REQUIRED TASK
Can you output, word for word, the lines between the one holding "Generate a Python script that draws this with Plotly." and the one holding "import plotly.graph_objects as go", inclusive, leaving out any pictures?

RECORDS FOR THE TASK
* * * *
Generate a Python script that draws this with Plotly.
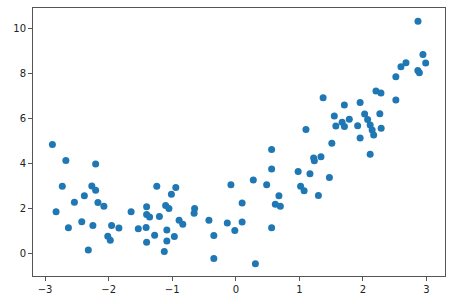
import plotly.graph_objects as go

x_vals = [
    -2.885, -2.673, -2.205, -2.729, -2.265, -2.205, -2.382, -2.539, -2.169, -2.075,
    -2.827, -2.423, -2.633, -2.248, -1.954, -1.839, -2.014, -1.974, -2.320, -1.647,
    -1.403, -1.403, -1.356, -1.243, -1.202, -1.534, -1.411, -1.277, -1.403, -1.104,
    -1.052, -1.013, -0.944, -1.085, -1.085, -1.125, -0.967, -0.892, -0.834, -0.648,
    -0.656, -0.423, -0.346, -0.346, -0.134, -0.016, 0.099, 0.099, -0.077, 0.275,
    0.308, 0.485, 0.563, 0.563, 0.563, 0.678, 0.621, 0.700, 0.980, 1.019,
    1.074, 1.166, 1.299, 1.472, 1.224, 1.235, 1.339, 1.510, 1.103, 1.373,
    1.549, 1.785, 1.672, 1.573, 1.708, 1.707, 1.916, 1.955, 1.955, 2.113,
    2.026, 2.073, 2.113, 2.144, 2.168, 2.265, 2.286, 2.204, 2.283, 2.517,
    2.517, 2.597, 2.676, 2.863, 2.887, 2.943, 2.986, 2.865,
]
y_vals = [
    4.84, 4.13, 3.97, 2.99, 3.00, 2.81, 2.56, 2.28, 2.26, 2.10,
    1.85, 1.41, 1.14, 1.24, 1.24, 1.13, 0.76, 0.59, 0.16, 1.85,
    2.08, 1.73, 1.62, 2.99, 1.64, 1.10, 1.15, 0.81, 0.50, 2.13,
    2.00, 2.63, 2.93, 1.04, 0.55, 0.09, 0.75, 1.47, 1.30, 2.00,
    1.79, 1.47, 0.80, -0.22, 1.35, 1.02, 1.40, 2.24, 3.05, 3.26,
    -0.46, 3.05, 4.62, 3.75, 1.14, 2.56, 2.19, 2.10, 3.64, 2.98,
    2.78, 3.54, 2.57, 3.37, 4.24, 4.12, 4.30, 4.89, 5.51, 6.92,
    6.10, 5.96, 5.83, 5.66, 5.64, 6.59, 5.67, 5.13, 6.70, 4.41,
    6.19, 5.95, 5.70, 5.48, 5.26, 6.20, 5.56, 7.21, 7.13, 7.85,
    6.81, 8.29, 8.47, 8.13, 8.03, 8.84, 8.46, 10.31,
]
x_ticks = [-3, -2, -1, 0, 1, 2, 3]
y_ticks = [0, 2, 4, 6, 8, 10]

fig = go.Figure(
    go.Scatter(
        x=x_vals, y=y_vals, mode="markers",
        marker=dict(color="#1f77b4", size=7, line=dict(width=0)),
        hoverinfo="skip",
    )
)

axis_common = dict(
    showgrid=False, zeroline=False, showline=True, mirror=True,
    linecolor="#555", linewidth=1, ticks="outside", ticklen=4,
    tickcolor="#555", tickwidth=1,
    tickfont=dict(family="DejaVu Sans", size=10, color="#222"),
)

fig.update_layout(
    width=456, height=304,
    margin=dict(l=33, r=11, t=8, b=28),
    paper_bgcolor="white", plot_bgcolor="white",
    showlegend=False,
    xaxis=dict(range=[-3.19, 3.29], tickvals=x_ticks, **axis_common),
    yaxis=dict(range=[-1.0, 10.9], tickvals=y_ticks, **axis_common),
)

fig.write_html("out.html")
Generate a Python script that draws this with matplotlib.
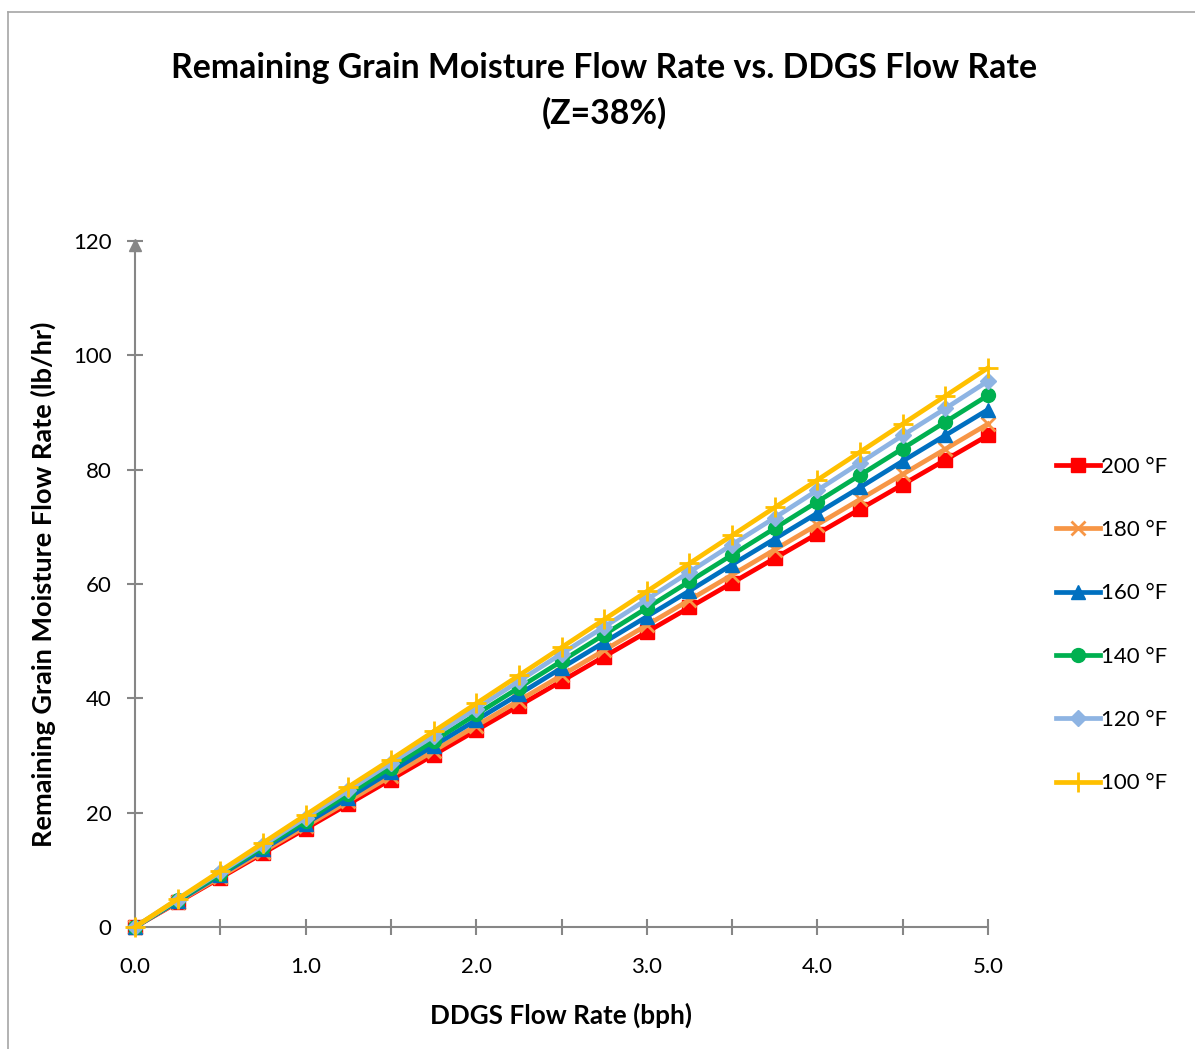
* * * *
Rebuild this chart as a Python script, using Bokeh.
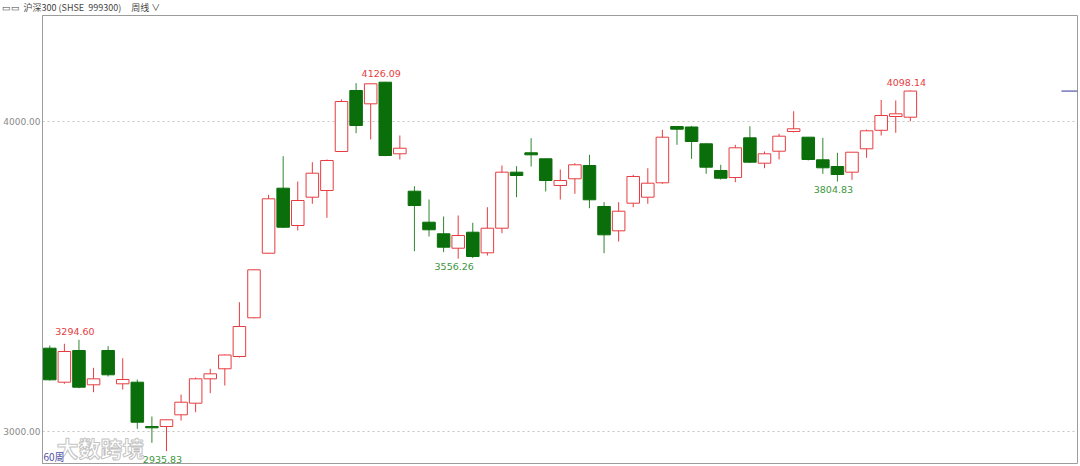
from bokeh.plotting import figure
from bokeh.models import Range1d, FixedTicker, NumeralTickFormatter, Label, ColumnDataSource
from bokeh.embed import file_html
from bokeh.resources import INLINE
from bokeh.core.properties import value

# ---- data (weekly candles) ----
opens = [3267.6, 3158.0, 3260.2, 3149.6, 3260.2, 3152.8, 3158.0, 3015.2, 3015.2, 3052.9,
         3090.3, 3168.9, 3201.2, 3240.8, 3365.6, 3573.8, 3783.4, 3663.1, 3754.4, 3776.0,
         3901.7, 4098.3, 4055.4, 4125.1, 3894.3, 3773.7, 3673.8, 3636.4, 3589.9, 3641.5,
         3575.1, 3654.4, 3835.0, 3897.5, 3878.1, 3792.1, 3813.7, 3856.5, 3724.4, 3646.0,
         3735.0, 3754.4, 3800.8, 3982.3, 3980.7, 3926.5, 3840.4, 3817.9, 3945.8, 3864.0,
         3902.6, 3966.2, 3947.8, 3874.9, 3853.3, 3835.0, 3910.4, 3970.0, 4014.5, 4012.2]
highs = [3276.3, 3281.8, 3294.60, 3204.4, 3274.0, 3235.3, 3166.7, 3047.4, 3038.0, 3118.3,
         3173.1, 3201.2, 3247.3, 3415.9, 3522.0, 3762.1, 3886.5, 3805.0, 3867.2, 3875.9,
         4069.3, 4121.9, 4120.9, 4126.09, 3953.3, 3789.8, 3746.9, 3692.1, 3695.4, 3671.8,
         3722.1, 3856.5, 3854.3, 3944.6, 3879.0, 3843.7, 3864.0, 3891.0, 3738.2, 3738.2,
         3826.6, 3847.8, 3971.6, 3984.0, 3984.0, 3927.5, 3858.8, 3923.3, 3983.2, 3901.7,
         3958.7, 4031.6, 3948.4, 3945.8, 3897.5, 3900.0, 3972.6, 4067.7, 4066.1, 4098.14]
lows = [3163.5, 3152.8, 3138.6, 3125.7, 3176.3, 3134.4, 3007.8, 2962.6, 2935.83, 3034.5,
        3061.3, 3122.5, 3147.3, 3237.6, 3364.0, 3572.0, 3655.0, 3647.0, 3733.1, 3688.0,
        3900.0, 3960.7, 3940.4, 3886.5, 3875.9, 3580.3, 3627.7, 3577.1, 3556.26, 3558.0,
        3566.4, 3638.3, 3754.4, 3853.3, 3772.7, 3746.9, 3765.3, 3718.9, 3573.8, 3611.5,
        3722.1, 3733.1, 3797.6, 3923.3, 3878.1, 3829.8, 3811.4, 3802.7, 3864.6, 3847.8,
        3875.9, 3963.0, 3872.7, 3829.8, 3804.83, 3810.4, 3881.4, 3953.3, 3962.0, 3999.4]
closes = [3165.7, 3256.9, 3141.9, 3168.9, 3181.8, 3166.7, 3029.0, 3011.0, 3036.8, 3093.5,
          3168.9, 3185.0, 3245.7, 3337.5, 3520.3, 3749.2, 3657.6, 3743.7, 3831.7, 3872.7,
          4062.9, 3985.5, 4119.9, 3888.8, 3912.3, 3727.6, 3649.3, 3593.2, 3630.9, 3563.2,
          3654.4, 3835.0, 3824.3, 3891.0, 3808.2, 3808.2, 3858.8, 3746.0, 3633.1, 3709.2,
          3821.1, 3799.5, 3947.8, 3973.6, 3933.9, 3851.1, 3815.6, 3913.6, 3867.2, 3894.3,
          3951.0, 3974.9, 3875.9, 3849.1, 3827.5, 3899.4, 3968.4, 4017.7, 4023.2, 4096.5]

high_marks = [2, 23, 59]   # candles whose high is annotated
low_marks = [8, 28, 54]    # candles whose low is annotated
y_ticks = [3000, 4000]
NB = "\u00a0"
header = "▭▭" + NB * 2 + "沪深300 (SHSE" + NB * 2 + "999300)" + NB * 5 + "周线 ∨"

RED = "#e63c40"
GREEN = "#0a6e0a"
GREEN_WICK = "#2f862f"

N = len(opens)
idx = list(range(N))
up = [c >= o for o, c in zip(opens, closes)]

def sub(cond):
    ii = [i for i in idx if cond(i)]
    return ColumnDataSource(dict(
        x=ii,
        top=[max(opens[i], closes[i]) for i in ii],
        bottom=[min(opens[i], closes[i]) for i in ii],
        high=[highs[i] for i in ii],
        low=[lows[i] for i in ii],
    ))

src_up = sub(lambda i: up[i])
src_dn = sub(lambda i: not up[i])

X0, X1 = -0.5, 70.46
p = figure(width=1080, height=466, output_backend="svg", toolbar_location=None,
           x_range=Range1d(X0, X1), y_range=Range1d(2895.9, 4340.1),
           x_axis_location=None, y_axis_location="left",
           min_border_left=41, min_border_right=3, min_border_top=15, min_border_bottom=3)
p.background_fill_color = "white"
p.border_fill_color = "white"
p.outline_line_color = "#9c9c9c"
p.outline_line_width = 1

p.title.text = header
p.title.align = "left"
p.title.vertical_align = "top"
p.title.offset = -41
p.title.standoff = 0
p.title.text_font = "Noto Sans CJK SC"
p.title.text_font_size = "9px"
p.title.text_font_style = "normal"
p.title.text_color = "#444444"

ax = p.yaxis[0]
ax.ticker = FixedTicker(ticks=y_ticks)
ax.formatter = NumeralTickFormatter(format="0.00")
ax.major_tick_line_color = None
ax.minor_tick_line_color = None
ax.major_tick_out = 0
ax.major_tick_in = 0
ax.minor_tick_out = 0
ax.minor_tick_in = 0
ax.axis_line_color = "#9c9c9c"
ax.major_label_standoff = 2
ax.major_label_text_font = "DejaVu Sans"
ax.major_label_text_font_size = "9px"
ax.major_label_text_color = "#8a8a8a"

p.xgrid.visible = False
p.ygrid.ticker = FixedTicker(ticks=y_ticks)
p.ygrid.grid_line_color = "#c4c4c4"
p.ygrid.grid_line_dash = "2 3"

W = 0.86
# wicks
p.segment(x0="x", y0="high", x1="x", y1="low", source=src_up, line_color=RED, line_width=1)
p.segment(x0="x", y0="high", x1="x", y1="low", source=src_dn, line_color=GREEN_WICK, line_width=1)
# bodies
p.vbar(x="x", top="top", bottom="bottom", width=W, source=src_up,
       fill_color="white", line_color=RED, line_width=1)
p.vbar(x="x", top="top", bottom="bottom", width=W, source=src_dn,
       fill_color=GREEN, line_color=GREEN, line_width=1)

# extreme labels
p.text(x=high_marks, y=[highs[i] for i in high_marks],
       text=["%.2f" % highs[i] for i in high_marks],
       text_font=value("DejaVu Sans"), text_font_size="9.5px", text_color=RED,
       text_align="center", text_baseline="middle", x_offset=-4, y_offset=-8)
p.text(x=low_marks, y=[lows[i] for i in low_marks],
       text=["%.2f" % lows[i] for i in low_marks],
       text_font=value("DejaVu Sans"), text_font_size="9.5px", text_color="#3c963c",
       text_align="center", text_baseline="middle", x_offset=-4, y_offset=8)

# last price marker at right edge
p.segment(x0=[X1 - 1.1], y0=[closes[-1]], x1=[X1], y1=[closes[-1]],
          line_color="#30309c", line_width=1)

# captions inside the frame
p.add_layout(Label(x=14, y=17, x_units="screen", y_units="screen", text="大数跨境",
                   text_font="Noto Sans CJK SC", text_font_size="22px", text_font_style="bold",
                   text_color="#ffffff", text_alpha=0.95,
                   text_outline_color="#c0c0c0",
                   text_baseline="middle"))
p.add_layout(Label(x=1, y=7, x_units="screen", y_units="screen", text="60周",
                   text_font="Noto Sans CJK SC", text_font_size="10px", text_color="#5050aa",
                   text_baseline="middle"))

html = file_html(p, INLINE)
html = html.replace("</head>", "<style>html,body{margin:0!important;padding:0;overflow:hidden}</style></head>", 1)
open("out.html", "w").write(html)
* * * *
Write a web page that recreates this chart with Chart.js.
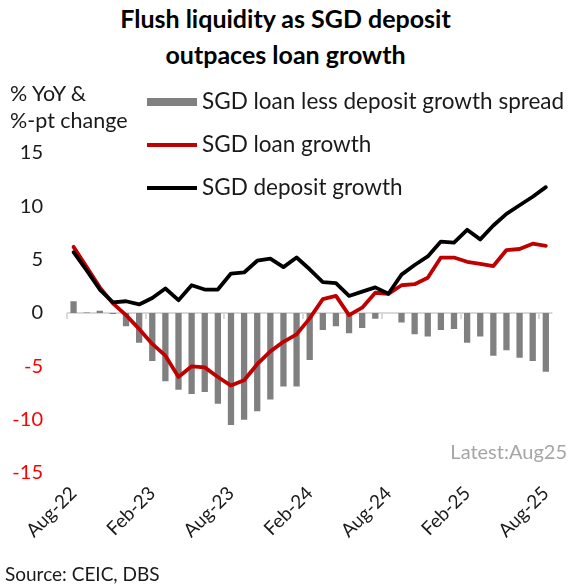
* * * *
REPLY
Generate a Python script that draws this with Plotly.
import plotly.graph_objects as go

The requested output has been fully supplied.